Soil Micromorphology and Deposition
Soil micromorphology involves the removal of intact soil blocks from archaeological profiles, which are then impregnated with resin and sliced into thin sections. This technique allows paleoethnobotanists to see the relationship between plant remains and the soil fabric. For instance, the presence of dung spherulites—calcium oxalate crystals formed in the guts of herbivores—alongside charred seeds can indicate the use of animal dung as fuel. This particular interaction highlights the integration of pastoral and agricultural systems. The study of soil redox potential and pH levels within these sections also provides data on the preservation biases; highly acidic soils may dissolve bone but preserve charred botanical material, while alkaline environments are more conducive to the preservation of phytoliths and calcium-rich remains.
Implications for Pre-literate Subsistence
The synthesis of these data points contributes to a detailed understanding of how pre-literate societies managed their natural resources.

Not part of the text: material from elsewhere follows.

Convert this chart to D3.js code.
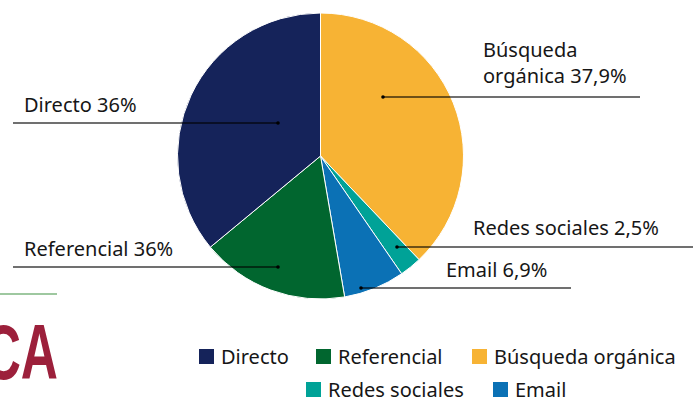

It challenges the traditional view of a rapid 'Neolithic Revolution,' suggesting instead a protracted period of experimentation with plant resources. The exploitation of wild plant resources, such as tubers and nuts, continued long after the introduction of domesticated cereals, providing a nutritional buffer against crop failure. This diverse subsistence strategy is evidenced by the variety of seed coats and fruit fragments recovered from hearth contexts, which indicate a complex seasonal calendar of gathering and harvesting. Ultimately, the meticulous analysis of these minute remains offers the only direct evidence of the human-vegetation interactions that defined the dawn of agriculture.